Juan Salvo, on how bad it was before it got worse.

El Eternauta ("The Eternaut") is the most famous Argentinian Comic, (alongside Mafalda. And maybe Cybersix, assuming people remember it was an Argentinian comic book). It was first published in a weekly basis from 1957 to 1959 in the Hora Cero magazine, scripted by Héctor Germán Oesteheld and featuring art by Francisco Solano López.

The story is set about a decade into the future where a deadly snowfall suddenly strikes. The protagonist - who along with his family and a few friends was sheltered safely at home - must then try to survive in the new desolate and hostile environment: finding rations to live, avoiding all contact with this fluorescent snow that kills everything it comes in contact with, and, most importantly, battling fear, desperation and the potential threat of fellow human survivors. As the story progresses, the real cause of the snowfall is revealed and the protagonist is quickly drafted into a makeshift resistance army.

There is a sequel, made in 1976-77, which is a bit Darker and Edgier, and mostly regarded quite a good comic but not as brilliant as the original. There was later a third installment, known for lack of endorsement by the original authors, with Oesterheld being already dead and hired writers and artists who remained anonymous at the time. Starting in The '90s, a lot of other sequels and homages, both official and unofficial, were released, cementing it as an important part of Argentine pop culture. Solano López eventually created the Universo Eternauta brand ("Eternaut Universe") in order to publish both new and old (with bonus material) stories.

Plans for making The Movie have been tossed around for decades. It was announced on 2020 that a television series was being produced by Netflix and directed by renowned filmmaker Bruno Stagnaro. The series will adapt the story to our contemporary setting instead of 1950s Buenos Aires, and is currently set to be released by Netflix on 2022.

There are translations to English, French and Italian, Italy being a country where El Eternauta hit it bigtime and a major reason for the sequel being made. Besides Argentina, the last original edition is available in Spain too.

List of publications:

  • El Eternauta, First Part: (1957) By Oesterheld and Solano López. The original that started it all, made purely of awesome. Regularly reprinted, with 2007's 50th Anniversary edition being a standout.
  • El Eternauta, Remake: (1969) By Oesterheld and Breccia. This included several drastic changes to the storyline, which coupled with Breccia's weird and experimentalist approach arose an uproar from the fans.

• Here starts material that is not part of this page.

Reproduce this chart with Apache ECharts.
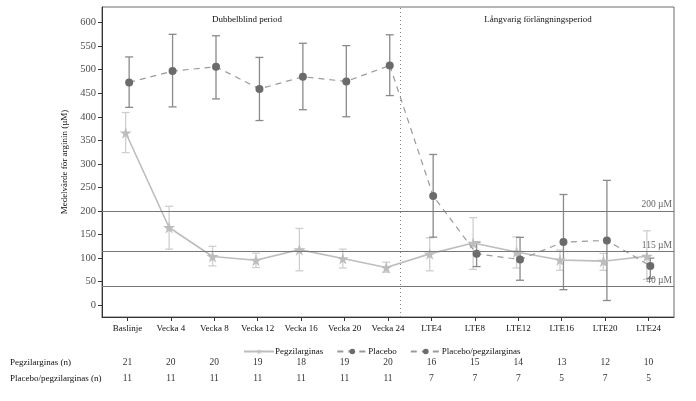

Consequently, it got rushed up. It's not merely that the alien invaders are depicted as The Empire, a certain somebody even helps them and all!
  • El Eternauta: Segunda Parte: (1976) By Oesterheld and Solano López. A direct, Darker and Edgier sequel. Drops most of the six hundred and seventeen different themes present in the first part in favor of a more direct and arguably leftist message. Generally considered at least a worthy sequel. Last work by Oesterheld before his forced disappearance.
  • El Eternauta, Third Part: (1983) By Ongaro, Morhain and Oswal. A controversial, radically different sci-fi comic, reusing the characters in some uninspired setting. It was not aproved by the surviving author at the time.
  • El Eternauta, The Repentant World: (1997) By Maiztegui and Solano López. Featuring talking cows.
  • El Eternauta, The Cosmic Hatred: (1998) By Muñoz, Barreiro, Taborda and Rearte.
  • El Eternauta, Returns: (2003) By Maiztegui and Solano López.
  • El Eternauta, The Calling Dog and Other Stories: (2010) By Kern, Solano López and others.

WARNING: Roaring Rampage of Spoilers ahoy!


Tropes:

  • Alien Invasion: An All-Out Attack.
  • Aliens in Cardiff: Even in Argentina itself, when first published. Most comic books available were translations of comics from the US, and even the Argentine comics were used to set things in the US, just because that was what readers were used to read. Since then, Argentine comics set in Buenos Aires became common.
  • And I Must Scream: After watching it happen to a friend, the protagonist, who's fully paralyzed, gets an antenna shoved into the back of his head, knowing in advance it will make him a slave forced to kill, betray or worse his fellow human survivors. Thought bubbles: No! NOOOO!!!
  • Appeal to Force: Nuclear strategic missiles from some superpower from the North fall over Buenos Aires. They are defused in mid-air by the aliens, but when the protagonists blow the artificial habitat of "Them" with a bazooka, it is bad news that one last missile was still on the way, nuking Buenos Aires. For good.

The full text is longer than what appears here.